Since I’m blogging here at Digital Natives, the political implication of these stories is not going to be my focus point. My aversion of this method of journalism, though, runs a little deeper than irritation at the violation of privacy. There’s just seems to me – perhaps even a bit irrationally I admit – that it’s wrong to thrust into the national spotlight people who have done nothing deserving of it except for their associations with other public figures. They’re being judged on content never intended for the eyes of anyone but their friends. A MySpace or even Facebook profile is far from private, but does that automatically make them appropriate sources for news? On the other hand, shouldn’t the children of politicians be savvier about what’s associated with their online profiles?

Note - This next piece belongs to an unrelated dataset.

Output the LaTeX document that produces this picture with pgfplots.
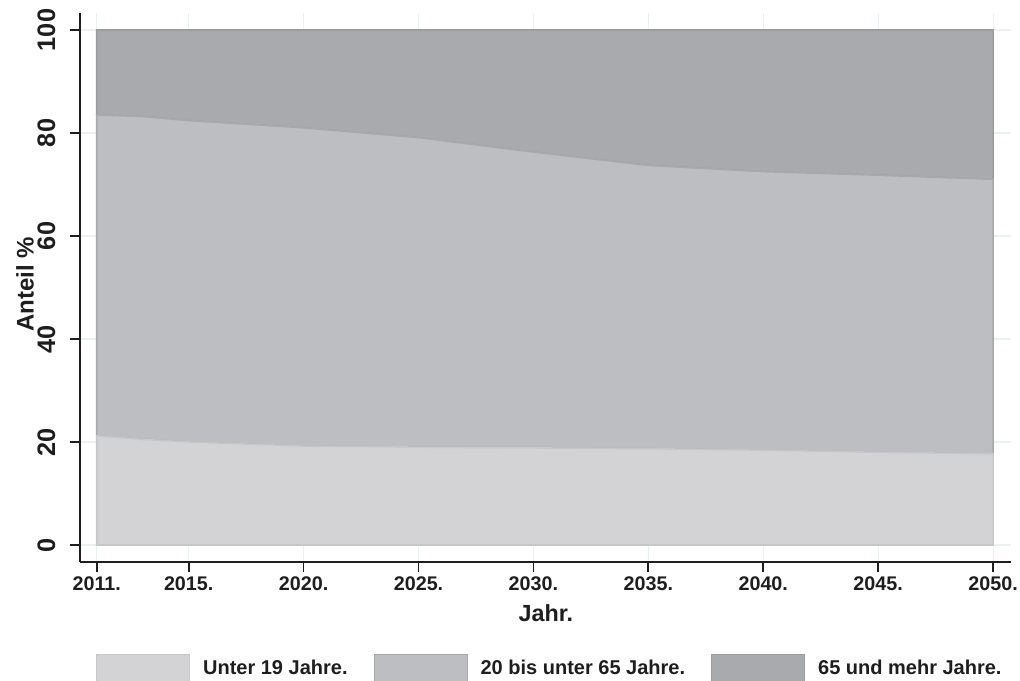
\documentclass[border=0pt]{standalone}
\usepackage{fontspec}
\setmainfont{Liberation Sans}
\usepackage{pgfplots}
\pgfplotsset{compat=1.18}
\definecolor{cA}{HTML}{D3D3D5}
\definecolor{cAd}{HTML}{C6C7CA}
\definecolor{cB}{HTML}{BDBEC2}
\definecolor{cBd}{HTML}{A8A9AD}
\definecolor{cC}{HTML}{A9AAAD}
\definecolor{cCd}{HTML}{9C9DA1}
\definecolor{gridc}{HTML}{E9F1F2}
\definecolor{axc}{HTML}{1E1E1E}
\begin{document}
\begin{tikzpicture}
\path[use as bounding box] (-60pt,-89.25pt) rectangle (705pt,421.5pt);
\begin{axis}[
  at={(0,0)}, anchor=south west,
  scale only axis, width=698.25pt, height=411.75pt,
  xmin=2010.27, xmax=2050.78, ymin=-3.3, ymax=103.3,
  axis lines*=left,
  axis line style={line width=1.3pt, color=axc, -},
  tick style={line width=1.3pt, color=axc},
  tick align=outside, major tick length=7.5pt,
  xtick={2011,2015,2020,2025,2030,2035,2040,2045,2050},
  xticklabels={2011.,2015.,2020.,2025.,2030.,2035.,2040.,2045.,2050.},
  ytick={0,20,40,60,80,100},
  /pgf/number format/assume math mode=true,
  xticklabel style={font=\fontsize{14.8}{14.8}\selectfont\bfseries, text=axc},
  yticklabel style={font=\fontsize{19}{19}\selectfont\bfseries, rotate=90, anchor=south, text=axc},
  yticklabel shift=7.5pt,
  xlabel={Jahr.},
  ylabel={Anteil \%},
  xlabel style={font=\fontsize{17.5}{17.5}\selectfont\bfseries, at={(axis description cs:0.5005,-0.093)}, anchor=center, text=axc},
  ylabel style={font=\fontsize{18}{18}\selectfont\bfseries, at={(axis description cs:-0.059,0.506)}, anchor=center, rotate=0, text=axc},
  grid=major, grid style={color=gridc, line width=0.8pt},
  stack plots=y,
  legend columns=3,
  legend style={at={(axis description cs:0.505,-0.193)}, anchor=center, draw=none, fill=none,
    font=\fontsize{15}{15}\selectfont\bfseries, text=axc,
    /tikz/every odd column/.append style={column sep=7.5pt},
    /tikz/every even column/.append style={column sep=17.5pt}},
  legend image code/.code={\draw[#1, line width=1pt] (0pt,-10pt) rectangle (69.75pt,10pt);},
]
\addplot[fill=cA, draw=cAd, line width=1.2pt] coordinates {
(2011,21.2) (2013,20.5) (2015,20.0) (2020,19.2) (2025,19.0) (2030,18.85) (2035,18.7) (2040,18.4) (2045,18.0) (2050,17.7)
} \closedcycle;
\addlegendentry{Unter 19 Jahre.}
\addplot[fill=cB, draw=cBd, line width=1.2pt] coordinates {
(2011,62.3) (2013,62.7) (2015,62.4) (2020,61.8) (2025,60.1) (2030,57.45) (2035,55.0) (2040,54.1) (2045,53.8) (2050,53.3)
} \closedcycle;
\addlegendentry{20 bis unter 65 Jahre.}
\addplot[fill=cC, draw=cCd, line width=1.2pt] coordinates {
(2011,16.5) (2013,16.8) (2015,17.6) (2020,19.0) (2025,20.9) (2030,23.7) (2035,26.3) (2040,27.5) (2045,28.2) (2050,29.0)
} \closedcycle;
\addlegendentry{65 und mehr Jahre.}
\end{axis}
\end{tikzpicture}
\end{document}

One of my coworkers this summer had remarked to me, “I try to keep everything on my Facebook pretty PC – when you’re friends with 200 people, you have to be pretty careful.” Although 200 friends on Facebook is not an especially remarkable number—particularly to a college student like me, whose peers are all constantly plugged in – my coworker’s remarks forced me to reframe my point of view. 200 people, each with their different opinions, sensibilities, and ideas, truly is a lot of people to possibly offend. Even as someone who is careful about what I attach my name to online, I wouldn’t have to dig very deep to find something potentially embarrassing or offensive to someone.

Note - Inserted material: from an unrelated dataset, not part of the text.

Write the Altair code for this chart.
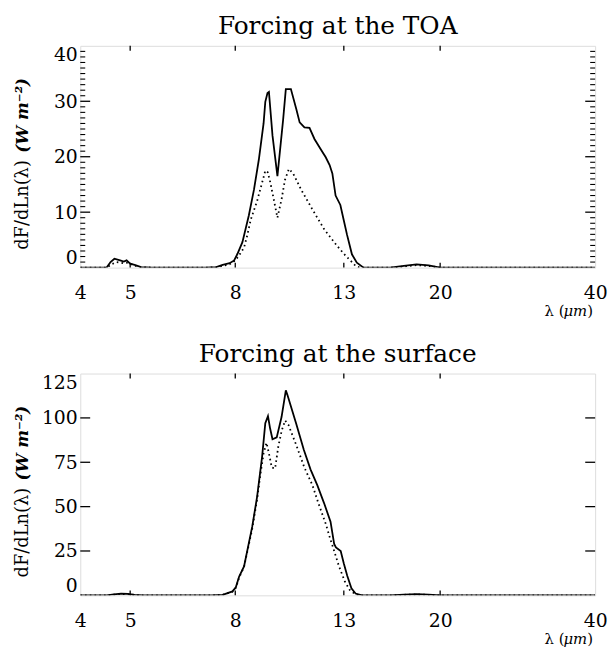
import altair as alt
import pandas as pd

# ---------------- data ----------------
x_tick_values = [4, 5, 8, 13, 20, 40]
x_inner_ticks = [5, 8, 13, 20]

top_title = "Forcing at the TOA"
bot_title = "Forcing at the surface"
y_title_main = "dF/dLn(λ)"
y_title_unit = "(W m⁻²)"
x_title_parts = ["λ (", "μm", ")"]

top_yticks = [0, 10, 20, 30, 40]
top_major = [10, 20, 30]
top_minor = [1, 2, 3, 4, 5, 6, 7, 8, 9, 11, 12, 13, 14, 15, 16, 17, 18, 19,
             21, 22, 23, 24, 25, 26, 27, 28, 29, 31, 32, 33, 34, 35, 36, 37, 38, 39]
bot_yticks = [0, 25, 50, 75, 100, 125]
bot_major = [25, 50, 75, 100]

# TOA, solid curve
top_solid_lam = [4.0, 4.5, 4.58, 4.66, 4.78, 4.86, 4.92, 5.0, 5.1, 5.25, 5.5, 7.0, 7.35,
                 7.56, 7.8, 7.96, 8.08, 8.26, 8.5, 8.7, 8.89, 9.08, 9.15, 9.24, 9.3, 9.45,
                 9.66, 9.91, 10.03, 10.26, 10.51, 10.67, 10.9, 11.15, 11.4, 11.7, 11.99,
                 12.2, 12.35, 12.53, 12.8, 13.0, 13.19, 13.48, 13.78, 14.2, 16.0, 17.0,
                 18.0, 19.0, 20.0, 40.0]
top_solid_val = [0, 0, 1.0, 1.6, 1.3, 1.1, 1.3, 0.7, 0.5, 0.1, 0, 0, 0.1,
                 0.5, 0.8, 1.3, 2.5, 4.6, 9.4, 14.1, 19.5, 26.0, 29.9, 31.5, 31.7, 23.8,
                 16.5, 26.7, 32.2, 32.2, 28.6, 26.2, 25.3, 25.2, 23.2, 21.5, 19.9,
                 18.5, 17.0, 13.0, 11.3, 8.5, 5.9, 2.4, 0.9, 0, 0, 0.3,
                 0.6, 0.4, 0, 0]
# TOA, dotted curve
top_dot_lam = [4.0, 4.5, 4.6, 4.7, 4.85, 4.95, 5.05, 5.2, 5.5, 7.0, 7.4, 7.8, 8.0, 8.15,
               8.32, 8.45, 8.57, 8.82, 9.08, 9.15, 9.25, 9.35, 9.49, 9.66, 9.84, 9.99,
               10.17, 10.36, 10.75, 11.31, 11.91, 12.62, 13.09, 13.48, 13.74, 14.0, 16.0,
               17.0, 18.0, 19.0, 20.0, 40.0]
top_dot_val = [0, 0, 0.6, 1.0, 0.8, 0.9, 0.5, 0.1, 0, 0, 0.1, 0.6, 1.3, 2.3,
               3.6, 6.0, 8.6, 12.0, 16.3, 17.5, 17.2, 15.5, 12.6, 9.0, 12.3, 15.8,
               17.8, 17.0, 14.0, 10.4, 6.9, 3.9, 2.2, 1.0, 0.2, 0, 0,
               0.2, 0.45, 0.3, 0, 0]

# surface, solid curve
bot_solid_lam = [4.0, 4.5, 4.65, 4.8, 4.95, 5.1, 5.3, 7.2, 7.56, 7.9, 8.02, 8.14, 8.32,
                 8.5, 8.63, 8.82, 9.02, 9.15, 9.26, 9.35, 9.45, 9.63, 9.84, 10.03, 10.1,
                 10.5, 10.87, 11.2, 11.55, 11.9, 12.25, 12.45, 12.55, 12.82, 13.0, 13.2,
                 13.45, 13.7, 14.1, 16.0, 17.0, 18.0, 19.0, 20.0, 40.0]
bot_solid_val = [0, 0, 0.5, 1.0, 0.8, 0.3, 0, 0, 0.3, 2.2, 4.5, 10.6, 16.3,
                 29.4, 38.7, 55.5, 78.0, 97.0, 101.0, 94.0, 88.0, 89.0, 100.5, 115.5, 113.0,
                 97.0, 82.0, 71.0, 62.0, 52.0, 41.5, 29.0, 27.0, 25.0, 18.0, 11.0,
                 4.0, 1.0, 0, 0, 0.4, 0.7, 0.4, 0, 0]
# surface, dotted curve
bot_dot_lam = [4.0, 4.5, 4.65, 4.8, 4.95, 5.1, 5.3, 7.2, 7.56, 7.9, 8.02, 8.14, 8.32,
               8.5, 8.63, 8.82, 8.95, 9.08, 9.2, 9.3, 9.42, 9.56, 9.7, 9.85, 10.0, 10.15,
               10.5, 10.9, 11.3, 11.6, 12.0, 12.2, 12.45, 12.7, 13.05, 13.35, 13.7, 14.0,
               16.0, 17.0, 18.0, 19.0, 20.0, 40.0]
bot_dot_val = [0, 0, 0.4, 0.8, 0.6, 0.2, 0, 0, 0.3, 2.0, 4.2, 10.0, 16.0,
               28.5, 37.5, 54.0, 68.0, 80.0, 86.0, 80.0, 72.0, 71.5, 84.0, 93.0, 98.5, 96.0,
               85.0, 72.0, 62.0, 52.0, 40.0, 33.0, 25.0, 17.0, 8.0, 3.0, 0.5, 0,
               0, 0.3, 0.5, 0.3, 0, 0]

# ---------------- layout ----------------
W = 520
H = 224
SERIF = "DejaVu Serif"
XT_Y = H + 44


def panel(title, s_lam, s_val, d_lam, d_val, yticks, ymax, major, minor):
    xs = alt.Scale(type="log", domain=[4, 40], nice=False, zero=False)
    ys = alt.Scale(domain=[0, ymax], nice=False, zero=False)
    x_axis = alt.Axis(values=x_tick_values, format="d", labelFlush=False, ticks=False,
                      domain=False, grid=False, title=None, labelPadding=16,
                      labelFont=SERIF, labelFontSize=19, labelColor="black")
    y_axis = alt.Axis(values=yticks, format="d", labelFlush=True, ticks=False,
                      domain=False, grid=False, title=None, labelPadding=3,
                      labelFont=SERIF, labelFontSize=19, labelColor="black")

    def X():
        return alt.X("lam:Q", scale=xs, axis=x_axis)

    def Y():
        return alt.Y("val:Q", scale=ys, axis=y_axis)

    solid = alt.Chart(pd.DataFrame({"lam": s_lam, "val": s_val})).mark_line(
        color="black", strokeWidth=1.8, clip=True
    ).encode(x=X(), y=Y())
    dotted = alt.Chart(pd.DataFrame({"lam": d_lam, "val": d_val})).mark_line(
        color="black", strokeWidth=1.8, strokeDash=[1.6, 3.2], clip=True
    ).encode(x=X(), y=Y())

    xt = pd.DataFrame({"lam": x_inner_ticks})
    xt_bot = alt.Chart(xt).mark_rule(color="black", strokeWidth=1.3).encode(
        x=X(), y=alt.value(H), y2=alt.value(H - 5))
    xt_top = alt.Chart(xt).mark_rule(color="black", strokeWidth=1.3).encode(
        x=X(), y=alt.value(0), y2=alt.value(5))

    yt = pd.DataFrame({"val": major})
    yt_l = alt.Chart(yt).mark_rule(color="black", strokeWidth=1.3).encode(
        y=Y(), x=alt.value(0), x2=alt.value(10))
    yt_r = alt.Chart(yt).mark_rule(color="black", strokeWidth=1.3).encode(
        y=Y(), x=alt.value(W - 10), x2=alt.value(W))
    layers = [solid, dotted, xt_bot, xt_top, yt_l, yt_r]
    if minor:
        ym = pd.DataFrame({"val": minor})
        layers.append(alt.Chart(ym).mark_rule(color="black", strokeWidth=1.1).encode(
            y=Y(), x=alt.value(0), x2=alt.value(5)))
        layers.append(alt.Chart(ym).mark_rule(color="black", strokeWidth=1.1).encode(
            y=Y(), x=alt.value(W - 5), x2=alt.value(W)))

    # y-axis title (two styles), rotated
    t1 = alt.Chart(pd.DataFrame({"s": [y_title_main]})).mark_text(
        angle=270, align="left", baseline="middle", font=SERIF, fontSize=18,
        color="black"
    ).encode(text="s:N", x=alt.value(-58), y=alt.value(206))
    t2 = alt.Chart(pd.DataFrame({"s": [y_title_unit]})).mark_text(
        angle=270, align="left", baseline="middle", font=SERIF, fontSize=17,
        fontStyle="italic", fontWeight="bold", color="black"
    ).encode(text="s:N", x=alt.value(-58), y=alt.value(108))
    # x-axis title pieces
    xa = alt.Chart(pd.DataFrame({"s": [x_title_parts[0]]})).mark_text(
        align="right", baseline="middle", font=SERIF, fontSize=15, color="black"
    ).encode(text="s:N", x=alt.value(W - 31), y=alt.value(XT_Y))
    xb = alt.Chart(pd.DataFrame({"s": [x_title_parts[1]]})).mark_text(
        align="right", baseline="middle", font=SERIF, fontSize=15,
        fontStyle="italic", color="black"
    ).encode(text="s:N", x=alt.value(W - 8), y=alt.value(XT_Y))
    xc = alt.Chart(pd.DataFrame({"s": [x_title_parts[2]]})).mark_text(
        align="right", baseline="middle", font=SERIF, fontSize=15, color="black"
    ).encode(text="s:N", x=alt.value(W - 2), y=alt.value(XT_Y))
    layers += [t1, t2, xa, xb, xc]

    return alt.layer(*layers).properties(
        width=W, height=H,
        title=alt.TitleParams(text=title, font=SERIF, fontSize=25,
                              fontWeight="normal", color="black",
                              anchor="middle", frame="group", offset=6),
    )


top = panel(top_title, top_solid_lam, top_solid_val, top_dot_lam, top_dot_val,
            top_yticks, 40, top_major, top_minor)
bot = panel(bot_title, bot_solid_lam, bot_solid_val, bot_dot_lam, bot_dot_val,
            bot_yticks, 125, bot_major, [])

chart = alt.vconcat(top, bot, spacing=21).properties(
    padding={"left": 5, "top": 2, "right": 0, "bottom": 0}
).configure_view(stroke="black", strokeWidth=1.7).configure(background="white")

chart.save("out.html", embed_options={"renderer": "svg", "actions": False})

So why aren’t we more careful about what is posted online? After all, our digital identities are carefully crafted to reflect ourselves in some specific light, if not an objectively “better” one. In the New York Times Magazine article, “I’m So Totally, Digitally Close to You” (which Diana also cited in her entry yesterday), Clive Thompson writes of this paradox:

Young people today are already developing an attitude toward their privacy that is simultaneously vigilant and laissez-faire. They curate their online personas as carefully as possible, knowing that everyone is watching — but they have also learned to shrug and accept the limits of what they can control.

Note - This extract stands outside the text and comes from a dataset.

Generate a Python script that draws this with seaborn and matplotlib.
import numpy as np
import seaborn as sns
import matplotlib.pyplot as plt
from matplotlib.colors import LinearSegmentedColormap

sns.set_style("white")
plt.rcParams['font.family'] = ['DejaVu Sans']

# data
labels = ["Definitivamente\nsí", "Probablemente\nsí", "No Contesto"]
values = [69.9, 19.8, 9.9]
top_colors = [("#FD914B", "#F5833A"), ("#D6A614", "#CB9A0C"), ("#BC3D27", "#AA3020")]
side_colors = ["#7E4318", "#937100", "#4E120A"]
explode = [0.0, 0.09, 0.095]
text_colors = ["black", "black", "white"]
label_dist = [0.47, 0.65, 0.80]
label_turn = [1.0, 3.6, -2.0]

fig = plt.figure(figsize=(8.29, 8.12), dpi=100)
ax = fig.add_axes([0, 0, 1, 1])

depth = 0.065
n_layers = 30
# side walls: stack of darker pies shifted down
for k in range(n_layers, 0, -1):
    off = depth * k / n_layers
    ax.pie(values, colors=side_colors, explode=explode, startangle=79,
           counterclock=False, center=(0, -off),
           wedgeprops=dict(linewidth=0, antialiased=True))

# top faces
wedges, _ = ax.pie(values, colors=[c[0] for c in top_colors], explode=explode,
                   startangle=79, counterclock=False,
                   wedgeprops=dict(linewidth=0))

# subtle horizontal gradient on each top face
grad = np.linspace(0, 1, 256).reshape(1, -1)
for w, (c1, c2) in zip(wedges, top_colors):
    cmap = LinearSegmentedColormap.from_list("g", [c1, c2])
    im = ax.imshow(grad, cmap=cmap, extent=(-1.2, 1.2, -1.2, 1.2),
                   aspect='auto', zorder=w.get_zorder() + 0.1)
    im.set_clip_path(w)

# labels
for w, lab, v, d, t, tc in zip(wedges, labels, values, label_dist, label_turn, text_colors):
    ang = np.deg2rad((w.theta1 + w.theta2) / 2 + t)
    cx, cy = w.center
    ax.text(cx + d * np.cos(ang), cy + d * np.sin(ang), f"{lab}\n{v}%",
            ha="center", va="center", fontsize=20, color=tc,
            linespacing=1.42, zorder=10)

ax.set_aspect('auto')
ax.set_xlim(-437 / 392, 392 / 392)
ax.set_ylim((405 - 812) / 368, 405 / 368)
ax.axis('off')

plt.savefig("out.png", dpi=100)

I do have a quibble with Thompson’s wording: somewhere in the back of our heads we may know that it’s possible “everyone is watching,” but our digital identities are not created for the purpose of exhibition to everyone. How many teenagers are comfortable with their parents or teachers or even a random stranger friending them on MySpace or Facebook or Twitter? Our digital identities are constructed for our peers – be it our real life friends or a specific online community. We strive to present ourselves as unique and opinionated to our peers. A bland profile is as good as no profile at all. Genuine interactions with friends are uncensored by concerns of political correctness, sanitizing these interactions online in fact changes the function of social networking tools. Just as we carry ourselves differently at a job interview than when hanging out with friends, our digital identities are tuned to a specific purpose. The distinction, of course, being that what is posted online can potentially be accessible, per Clive Thompson, by everyone. Those who have been thrust into the spotlight, like Levi Johnson and Caroline Giuliani, have learned this the hard way.